Alex Murdaugh’s surviving son, Buster Murdaugh, was granted a ‘victory’ this week when a federal judge decided to allow his defamation suit against CNN parent company Warner Bros. to proceed, former South Carolina Attorney General Charlie Condon told Fox News Digital. Court documents filed in the United States District Court for the District of South Carolina on June 9 detail Judge Richard Mark Gergel’s order denying Warner Bros and Blackfin Inc.’s motion to dismiss the lawsuit, which alleges that the media conglomerates ‘insinuated and implied’ in their respective Murdaugh documentary that Buster, now 28, ‘had murdered a 19-year-old Hampton County man named Stephen Smith.
Smith — Buster’s former classmate — was found dead on a rural road in Hampton County, where the Murdaugh family is from, in the summer of 2015. An autopsy later determined that he had been fatally struck by a vehicle in a hit-and-run while he was walking along the run after running out of gas. investigators began probing possible links between Smith’s death and the Murdaugh family after Buster’s mother and brother were both shot to death just miles from the clan’s South Carolina estate in June 2021 but did not find any kind of link between the Murdaughs and Smith’s death. Alex Murdaugh was convicted in Maggie and Paul’s murders in March 2023 and was sentenced to life in prison.

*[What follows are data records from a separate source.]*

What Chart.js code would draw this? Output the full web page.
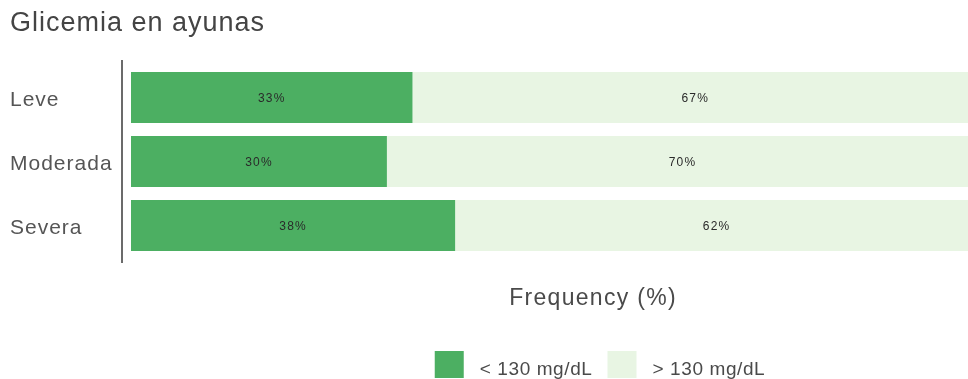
<!DOCTYPE html>
<html>
<head>
<meta charset="utf-8">
<script src="https://cdn.jsdelivr.net/npm/chart.js@4"></script>
<style>
html,body{margin:0;padding:0;background:#fff;overflow:hidden;width:968px;height:379px;}
#wrap{width:984px;height:379px;position:relative;}
</style>
</head>
<body>
<div id="wrap"><canvas id="c"></canvas></div>
<script>
const categories = ["Leve", "Moderada", "Severa"];
const seriesNames = ["< 130 mg/dL", "> 130 mg/dL"];
const below130 = [33, 30, 38];
const above130 = [67, 70, 62];
const chartTitle = "Glicemia en ayunas";
const xTitle = "Frequency (%)";

const colors = ["#4caf62", "#e8f5e3"];
const FONT = "'Liberation Sans', Arial, sans-serif";

const customDraw = {
  id: 'customDraw',
  beforeDraw(chart) {
    chart.ctx.letterSpacing = '1px';
  },
  afterDatasetsDraw(chart) {
    const ctx = chart.ctx;
    ctx.save();
    ctx.letterSpacing = '1.2px';
    ctx.font = "12px " + FONT;
    ctx.fillStyle = '#2a2a2a';
    ctx.textAlign = 'center';
    ctx.textBaseline = 'middle';
    chart.data.datasets.forEach((ds, di) => {
      const meta = chart.getDatasetMeta(di);
      meta.data.forEach((bar, i) => {
        const cx = (bar.x + bar.base) / 2 - (di === 1 ? 3 : 0);
        ctx.fillText(ds.data[i] + '%', cx, bar.y + 1);
      });
    });
    ctx.restore();
  },
  afterDraw(chart) {
    const ctx = chart.ctx;
    const ca = chart.chartArea;
    ctx.save();
    // vertical axis line
    ctx.strokeStyle = '#3a3a3a';
    ctx.lineWidth = 1.5;
    ctx.beginPath();
    ctx.moveTo(ca.left - 9, ca.top - 5.5);
    ctx.lineTo(ca.left - 9, ca.bottom + 5.5);
    ctx.stroke();
    // x axis title
    ctx.letterSpacing = '1.3px';
    ctx.font = "23px " + FONT;
    ctx.fillStyle = '#4a4a4a';
    ctx.textAlign = 'center';
    ctx.textBaseline = 'alphabetic';
    ctx.fillText(xTitle, 593, 305);
    // legend
    ctx.letterSpacing = '0.6px';
    ctx.font = "19px " + FONT;
    ctx.textAlign = 'left';
    const boxW = 29, boxH = 27, gapText = 16, gapItem = 15;
    const items = chart.data.datasets.map(ds => ({label: ds.label, color: ds.backgroundColor, w: ctx.measureText(ds.label).width}));
    let total = 0;
    items.forEach((it, k) => { total += boxW + gapText + it.w + (k < items.length - 1 ? gapItem : 0); });
    let x = 600 - total / 2;
    items.forEach(it => {
      ctx.fillStyle = it.color;
      ctx.fillRect(x, 351, boxW, boxH);
      x += boxW + gapText;
      ctx.fillStyle = '#4a4a4a';
      ctx.fillText(it.label, x, 375);
      x += it.w + gapItem;
    });
    ctx.restore();
  }
};

new Chart(document.getElementById('c'), {
  type: 'bar',
  data: {
    labels: categories,
    datasets: [
      { label: seriesNames[0], data: below130, backgroundColor: colors[0], borderWidth: 0,
        categoryPercentage: 1, barPercentage: 0.797 },
      { label: seriesNames[1], data: above130, backgroundColor: colors[1], borderWidth: 0,
        categoryPercentage: 1, barPercentage: 0.797 }
    ]
  },
  options: {
    indexAxis: 'y',
    responsive: true,
    maintainAspectRatio: false,
    animation: false,
    layout: { padding: { left: 10, right: 0, top: 0, bottom: 121.5 } },
    plugins: {
      legend: { display: false },
      tooltip: { enabled: false },
      title: {
        display: true,
        text: chartTitle,
        align: 'start',
        color: '#444',
        font: { family: FONT, size: 27, weight: 'normal', lineHeight: 1.2 },
        padding: { top: 7, bottom: 26.1 }
      }
    },
    scales: {
      x: { stacked: true, min: 0, max: 100, display: false },
      y: {
        stacked: true,
        grid: { display: false },
        border: { display: false },
        ticks: {
          crossAlign: 'far',
          color: '#555',
          padding: 10,
          labelOffset: 2.5,
          font: { family: FONT, size: 21 }
        },
        afterFit(scale) { scale.width = 121; }
      }
    }
  },
  plugins: [customDraw]
});
</script>
</body>
</html>
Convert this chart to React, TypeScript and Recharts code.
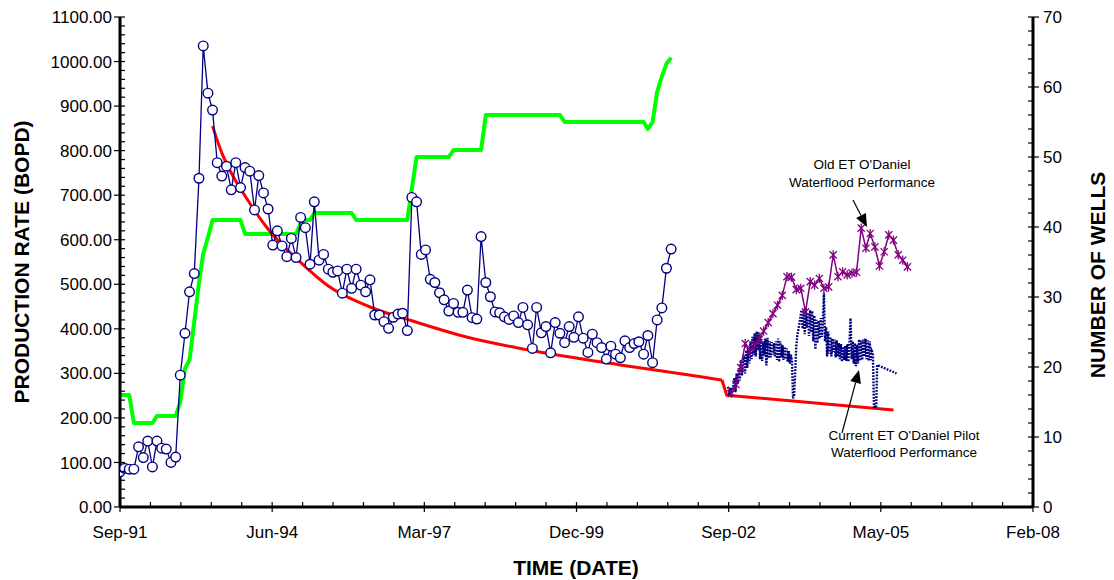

Buster is arguing that statements regarding Smith’s death made in the documentary about his father’s crimes ‘are defamatory and falsely accuse the Plaintiff of committing a crime or moral turpitude,’ an amended complaint states. ‘The claims have been published to hundreds of thousands, if not millions, of viewers who watched the show, including viewers in South Carolina, and the defamatory statements continue to be republished as of the filing of this action on a broad array of streaming platforms and channels owned by Defendant Warner Bros.’ Warner Bros and Blackfin filed a motion to dismiss on multiple grounds, including the First Amendment, court filings show.